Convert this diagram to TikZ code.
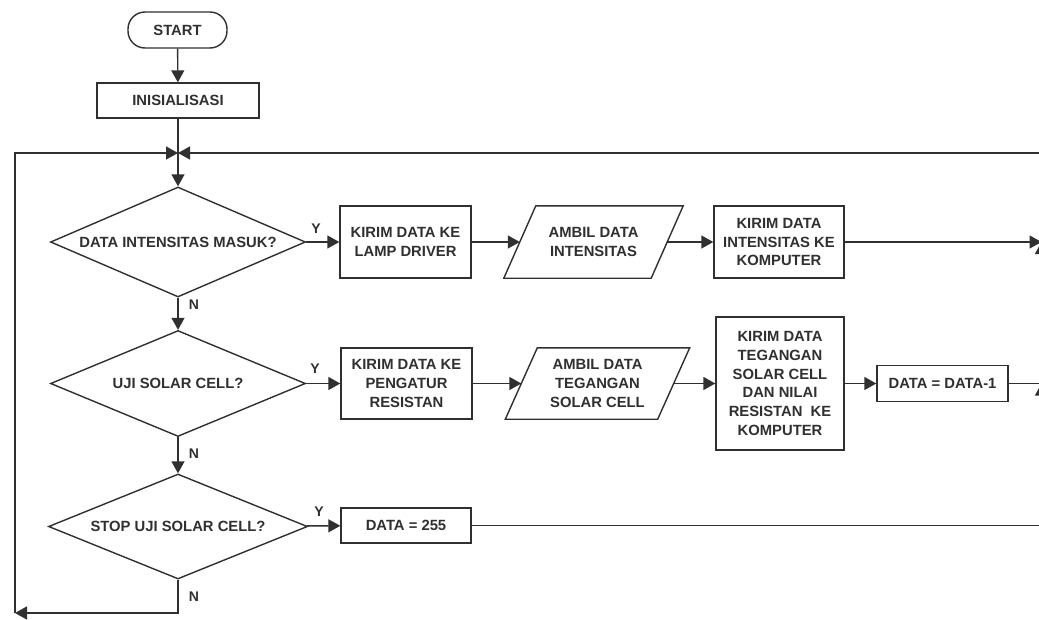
\documentclass[tikz,border=0pt]{standalone}
\usepackage{fontspec}
\setmainfont{Liberation Sans}
\usetikzlibrary{shapes.geometric,arrows.meta}
\definecolor{ink}{HTML}{303030}
\begin{document}
\begin{tikzpicture}[x=1pt,y=-1pt,
  every node/.style={font=\fontsize{14.8}{18.7}\selectfont\bfseries, text=ink, align=center, inner sep=0pt},
  procbox/.style={draw=ink, line width=1.4pt, rectangle},
  termbox/.style={draw=ink, line width=1.4pt, rectangle, rounded corners=17pt},
  dia/.style={draw=ink, line width=1.4pt, diamond},
  iobox/.style={rectangle},
  arr/.style={draw=ink, line width=1.4pt, -{Triangle[length=12pt,width=13pt]}},
  ln/.style={draw=ink, line width=1.4pt},
  lbl/.style={font=\fontsize{14}{15}\selectfont\bfseries}
]
\useasboundingbox (0,0) rectangle (1039,619);
\clip (0,0) rectangle (1039,619);
\fill[white] (0,0) rectangle (1039,619);

% column 1
\node[termbox, minimum width=99pt, minimum height=36pt] (start) at (177.5,30) {START};
\node[procbox, minimum width=162pt, minimum height=35pt] (init) at (178,100.5) {INISIALISASI};
\node[dia, minimum width=255pt, minimum height=110pt] (d1) at (178,242) {\makebox[0pt]{DATA INTENSITAS MASUK?}};
\node[dia, minimum width=255pt, minimum height=106pt] (d2) at (178,383.5) {\makebox[0pt]{UJI SOLAR CELL?}};
\node[dia, minimum width=259pt, minimum height=105pt] (d3) at (178,526.5) {\makebox[0pt]{STOP UJI SOLAR CELL?}};

% row 1
\node[procbox, minimum width=131pt, minimum height=72pt] (b1) at (405.5,242) {KIRIM DATA KE\\LAMP DRIVER};
\node[iobox, minimum width=147pt, minimum height=72pt] (p1) at (593.5,242) {AMBIL DATA\\INTENSITAS};
\draw[ln] ([xshift=16pt]p1.north west) -- ([xshift=16pt]p1.north east) -- ([xshift=-16pt]p1.south east) -- ([xshift=-16pt]p1.south west) -- cycle;
\node[procbox, minimum width=130pt, minimum height=72pt] (b2) at (779,242) {KIRIM DATA\\INTENSITAS KE\\KOMPUTER};

% row 2
\node[procbox, minimum width=131pt, minimum height=71pt] (b3) at (406.5,383.5) {KIRIM DATA KE\\PENGATUR\\RESISTAN};
\node[iobox, minimum width=152pt, minimum height=71pt] (p2) at (597.5,383.5) {AMBIL DATA\\TEGANGAN\\SOLAR CELL};
\draw[ln] ([xshift=16pt]p2.north west) -- ([xshift=16pt]p2.north east) -- ([xshift=-16pt]p2.south east) -- ([xshift=-16pt]p2.south west) -- cycle;
\node[procbox, minimum width=128pt, minimum height=133pt] (b4) at (780,383.5) {KIRIM DATA\\TEGANGAN\\SOLAR CELL\\DAN NILAI\\RESISTAN\ \ KE\\KOMPUTER};
\node[procbox, minimum width=131pt, minimum height=36pt] (b5) at (942.5,383.5) {DATA = DATA-1};

% row 3
\node[procbox, minimum width=130pt, minimum height=35pt] (b6) at (406,525.5) {DATA = 255};

% labels
\node[lbl] (y1) at (316,229) {Y};
\node[lbl] (y2) at (315,369) {Y};
\node[lbl] (y3) at (319,512) {Y};
\node[lbl] (n1) at (194,305) {N};
\node[lbl] (n2) at (194,454) {N};
\node[lbl] (n3) at (194,597) {N};

% coordinates
\coordinate (m) at (178,153);
\coordinate (bc) at (178,613);
\coordinate (bl) at (15,613);
\coordinate (r1) at (1041.5,242);
\coordinate (r2) at (1041.5,383.5);
\coordinate (r3) at (1041.5,525.5);

% connectors
\draw[arr] (start) -- (init);
\draw[ln] (init) -- (m);
\draw[arr] (m) -- (d1);
\draw[arr] (d1) -- (d2);
\draw[arr] (d2) -- (d3);
\draw[arr] (d1) -- (b1);
\draw[arr] (b1) -- (p1);
\draw[arr] (p1) -- (b2);
\draw[arr] (b2) -- (r1);
\draw[arr] (d2) -- (b3);
\draw[arr] (b3) -- (p2);
\draw[arr] (p2) -- (b4);
\draw[arr] (b4) -- (b5);
\draw[ln] (b5) -- (r2);
\draw[arr] (d3) -- (b6);
\draw[ln] (b6) -- (r3);
\draw[arr] (r3) -- (r2);
\draw[arr] (r2) -- (r1);
\draw[arr] (r1) |- (m);
\draw[arr] (d3) -- (bc) -- (bl);
\draw[arr] (bl) |- (m);
\end{tikzpicture}
\end{document}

### TASK GOAL
Return the material exactly as given, apart from the pictures.

### RESULT OF THIS EXERCISE
Convert this diagram to TikZ code.
\documentclass[tikz,border=0pt]{standalone}
\usepackage{fontspec}
\setmainfont{Liberation Sans}
\usetikzlibrary{shapes.geometric,arrows.meta}
\definecolor{ink}{HTML}{303030}
\begin{document}
\begin{tikzpicture}[x=1pt,y=-1pt,
  every node/.style={font=\fontsize{14.8}{18.7}\selectfont\bfseries, text=ink, align=center, inner sep=0pt},
  procbox/.style={draw=ink, line width=1.4pt, rectangle},
  termbox/.style={draw=ink, line width=1.4pt, rectangle, rounded corners=17pt},
  dia/.style={draw=ink, line width=1.4pt, diamond},
  iobox/.style={rectangle},
  arr/.style={draw=ink, line width=1.4pt, -{Triangle[length=12pt,width=13pt]}},
  ln/.style={draw=ink, line width=1.4pt},
  lbl/.style={font=\fontsize{14}{15}\selectfont\bfseries}
]
\useasboundingbox (0,0) rectangle (1039,619);
\clip (0,0) rectangle (1039,619);
\fill[white] (0,0) rectangle (1039,619);

% column 1
\node[termbox, minimum width=99pt, minimum height=36pt] (start) at (177.5,30) {START};
\node[procbox, minimum width=162pt, minimum height=35pt] (init) at (178,100.5) {INISIALISASI};
\node[dia, minimum width=255pt, minimum height=110pt] (d1) at (178,242) {\makebox[0pt]{DATA INTENSITAS MASUK?}};
\node[dia, minimum width=255pt, minimum height=106pt] (d2) at (178,383.5) {\makebox[0pt]{UJI SOLAR CELL?}};
\node[dia, minimum width=259pt, minimum height=105pt] (d3) at (178,526.5) {\makebox[0pt]{STOP UJI SOLAR CELL?}};

% row 1
\node[procbox, minimum width=131pt, minimum height=72pt] (b1) at (405.5,242) {KIRIM DATA KE\\LAMP DRIVER};
\node[iobox, minimum width=147pt, minimum height=72pt] (p1) at (593.5,242) {AMBIL DATA\\INTENSITAS};
\draw[ln] ([xshift=16pt]p1.north west) -- ([xshift=16pt]p1.north east) -- ([xshift=-16pt]p1.south east) -- ([xshift=-16pt]p1.south west) -- cycle;
\node[procbox, minimum width=130pt, minimum height=72pt] (b2) at (779,242) {KIRIM DATA\\INTENSITAS KE\\KOMPUTER};

% row 2
\node[procbox, minimum width=131pt, minimum height=71pt] (b3) at (406.5,383.5) {KIRIM DATA KE\\PENGATUR\\RESISTAN};
\node[iobox, minimum width=152pt, minimum height=71pt] (p2) at (597.5,383.5) {AMBIL DATA\\TEGANGAN\\SOLAR CELL};
\draw[ln] ([xshift=16pt]p2.north west) -- ([xshift=16pt]p2.north east) -- ([xshift=-16pt]p2.south east) -- ([xshift=-16pt]p2.south west) -- cycle;
\node[procbox, minimum width=128pt, minimum height=133pt] (b4) at (780,383.5) {KIRIM DATA\\TEGANGAN\\SOLAR CELL\\DAN NILAI\\RESISTAN\ \ KE\\KOMPUTER};
\node[procbox, minimum width=131pt, minimum height=36pt] (b5) at (942.5,383.5) {DATA = DATA-1};

% row 3
\node[procbox, minimum width=130pt, minimum height=35pt] (b6) at (406,525.5) {DATA = 255};

% labels
\node[lbl] (y1) at (316,229) {Y};
\node[lbl] (y2) at (315,369) {Y};
\node[lbl] (y3) at (319,512) {Y};
\node[lbl] (n1) at (194,305) {N};
\node[lbl] (n2) at (194,454) {N};
\node[lbl] (n3) at (194,597) {N};

% coordinates
\coordinate (m) at (178,153);
\coordinate (bc) at (178,613);
\coordinate (bl) at (15,613);
\coordinate (r1) at (1041.5,242);
\coordinate (r2) at (1041.5,383.5);
\coordinate (r3) at (1041.5,525.5);

% connectors
\draw[arr] (start) -- (init);
\draw[ln] (init) -- (m);
\draw[arr] (m) -- (d1);
\draw[arr] (d1) -- (d2);
\draw[arr] (d2) -- (d3);
\draw[arr] (d1) -- (b1);
\draw[arr] (b1) -- (p1);
\draw[arr] (p1) -- (b2);
\draw[arr] (b2) -- (r1);
\draw[arr] (d2) -- (b3);
\draw[arr] (b3) -- (p2);
\draw[arr] (p2) -- (b4);
\draw[arr] (b4) -- (b5);
\draw[ln] (b5) -- (r2);
\draw[arr] (d3) -- (b6);
\draw[ln] (b6) -- (r3);
\draw[arr] (r3) -- (r2);
\draw[arr] (r2) -- (r1);
\draw[arr] (r1) |- (m);
\draw[arr] (d3) -- (bc) -- (bl);
\draw[arr] (bl) |- (m);
\end{tikzpicture}
\end{document}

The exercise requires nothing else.